As for the future of Kentucky education, Glass is excited to “reimagine what school can be.”

Right now, Glass sees the traditional education model as one that focuses primarily on the “acquisition of content.”

While content is still important, Glass feels that it isn’t enough and hasn’t been for some time.

“The skills necessary for students to succeed when they grow up and compete in a global economy are far beyond fact memorization and basic computation,” Glass said.

“When we think about reimagining education, it’s shifting our education system to be one that has been primarily focused on the transmission of content from one generation to the next into an experience that really prepares our kids for a complex, interconnected, globally competitive and instantaneous future,” he said. “If we aren’t changing the experience of our students in a profound and meaningful way that prepares them for their future, then we really aren’t changing anything at all.
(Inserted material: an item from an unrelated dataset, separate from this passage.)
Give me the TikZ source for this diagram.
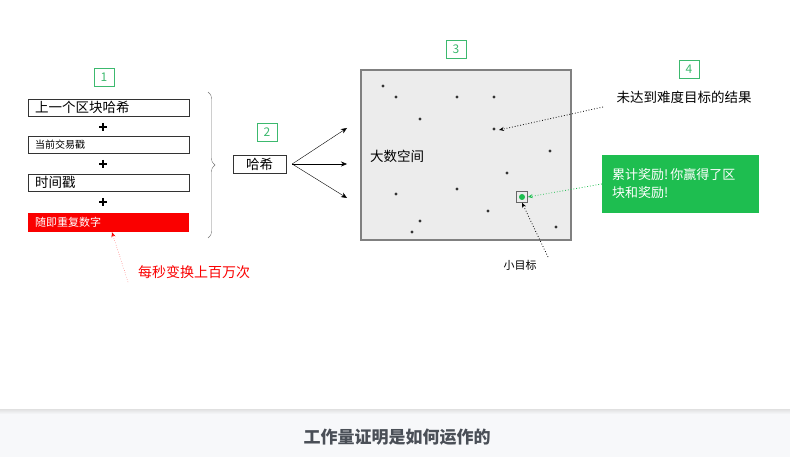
\documentclass[tikz,border=0pt]{standalone}
\usepackage{fontspec}
\setmainfont{Noto Sans CJK SC}
\usetikzlibrary{positioning,decorations.pathreplacing,arrows.meta}
\definecolor{labelgreen}{RGB}{60,185,110}
\definecolor{rewardgreen}{RGB}{30,190,80}
\definecolor{spacegray}{RGB}{236,236,236}
\definecolor{noncered}{RGB}{250,0,0}
\definecolor{captiongray}{RGB}{74,79,87}
\definecolor{bandgray}{RGB}{247,248,250}
\begin{document}
\begin{tikzpicture}[x=1pt,y=-1pt,
		every node/.style={inner sep=0pt},
		stepnum/.style={draw=labelgreen,text=labelgreen,minimum width=20pt,minimum height=18pt,font=\fontsize{12}{12}\selectfont},
		inbox/.style={draw=black!80,minimum width=161pt,minimum height=17pt,text width=147pt,align=left},
		plusmark/.style={minimum size=8pt,path picture={
				\draw[line width=2.6pt] (path picture bounding box.north) -- (path picture bounding box.south);
				\draw[line width=2.6pt] (path picture bounding box.west) -- (path picture bounding box.east);}},
		dot/.style={fill=black!80},
		hint/.style={dotted,thick,-{Stealth[length=5pt,width=4pt]}}]
		\useasboundingbox (0,0) rectangle (790,457);
		
		% inputs
		\node[stepnum] (s1) at (104,77.5) {1};
		\node[inbox,font=\fontsize{13.5}{13.5}\selectfont] (prevhash) at (108.5,107.5) {上一个区块哈希};
		\node[plusmark] (p1) at (103,127) {};
		\node[inbox,font=\fontsize{10}{10}\selectfont] (txstamp) at (108.5,145) {当前交易戳};
		\node[plusmark] (p2) at (103,164) {};
		\node[inbox,font=\fontsize{13.5}{13.5}\selectfont] (timestamp) at (108.5,182.5) {时间戳};
		\node[plusmark] (p3) at (103,202) {};
		\node[inbox,draw=none,fill=noncered,text=white,minimum height=19pt,font=\fontsize{11}{11}\selectfont] (nonce) at (108.5,222.5) {随即重复数字};
		\draw[black!55,decorate,decoration={brace,amplitude=7pt}] (208,92) -- (208,238);
		\node[text=noncered,anchor=west,font=\fontsize{14}{14}\selectfont] (rate) at (138,272) {每秒变换上百万次};
		\coordinate (ratefoot) at (128,282);
		\draw[hint,noncered,thin] (ratefoot) -- ([xshift=3.5pt]nonce.south);
		
		% hash
		\node[stepnum] (s2) at (267,132) {2};
		\node[draw=black!80,minimum width=53pt,minimum height=18pt,font=\fontsize{13.5}{13.5}\selectfont] (hash) at (259.5,164) {哈希};
		
		% big number space
		\node[stepnum] (s3) at (456,49) {3};
		\node[draw=black!50,fill=spacegray,line width=1.2pt,minimum width=210pt,minimum height=170pt] (space) at (466,155) {};
		\node[anchor=west,font=\fontsize{13.5}{13.5}\selectfont] (spacename) at (370,156) {大数空间};
		\coordinate (h1) at (347,128);
		\coordinate (h2) at (347,164);
		\coordinate (h3) at (347,198);
		\foreach \t in {h1,h2,h3}
			\draw[-{Stealth[length=6pt,width=5pt]}] ([xshift=6pt]hash.east) -- (\t);
		\foreach \p in {(383,86),(396,97),(457,97),(494,97),(420,119),(550,151),(507,173),(396,194),(457,189),(488,211),(420,221),(412,232),(556,227)}
			\fill[dot] \p circle (1.6pt);
		\coordinate (miss) at (494,129);
		\fill[dot] (miss) circle (1.6pt);
		\node[draw=black!60,fill=spacegray,minimum size=11pt] (target) at (522,197) {};
		\fill[rewardgreen] (target.center) circle (3pt);
		
		% results
		\node[stepnum] (s4) at (689,69) {4};
		\node[font=\fontsize{13.5}{13.5}\selectfont] (missnote) at (684,97) {未达到难度目标的结果};
		\coordinate (missfoot) at (603,107);
		\draw[hint] (missfoot) -- ([xshift=5pt,yshift=-1pt]miss);
		\node[fill=rewardgreen,text=white,minimum width=157pt,minimum height=58pt,text width=137pt,align=left,font=\fontsize{13}{18}\selectfont] (reward) at (680.5,184) {累计奖励!\,你赢得了区\\块和奖励!};
		\draw[hint,rewardgreen] (reward.west) -- (target.east);
		\node[font=\fontsize{11}{11}\selectfont] (goal) at (520,265) {小目标};
		\coordinate (goalfoot) at (548,257);
		\draw[hint] (goalfoot) -- (target.south);
		
		% caption band
		\fill[bandgray] (0,410) rectangle (790,457);
		\shade[top color=black!12,bottom color=bandgray] (0,409) rectangle (790,414);
		\node[text=captiongray,font=\fontsize{17}{17}\selectfont\bfseries] (caption) at (397,437) {工作量证明是如何运作的};
\end{tikzpicture}
\end{document}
“The challenge for all of us is in changing the experience in school so that we really prepare kids for life.”

Glass said he has found his calling and his home in education, because it gives people the opportunity to positively shape the future, an idea that only grew when he became a father.

His two children, 8-year-old Norah and 7-year-old Chase, will attend a Kentucky public school in the fall.

“To work in education is to connect with and influence the future,” Glass said. “I can’t imagine any other more important or meaningful work.”

He is also excited to arrive in Frankfort and meet his new team of 1,000 employees at KDE, whose mission is to provide leadership and support to ensure each student is empowered and equipped for a successful future by engaging districts and schools, industry and business, and students, families and communities.

“The mission of Team KDE is aligned with my mission and vision and my hope for every child in Kentucky,” Glass said. “I am so incredibly grateful to the Kentucky Board of Education for this opportunity to serve and I am excited to embark on this effort. I believe that we will rise to meet the challenges before us and create the education system the Commonwealth’s children deserve. I know that our best days are still before us.”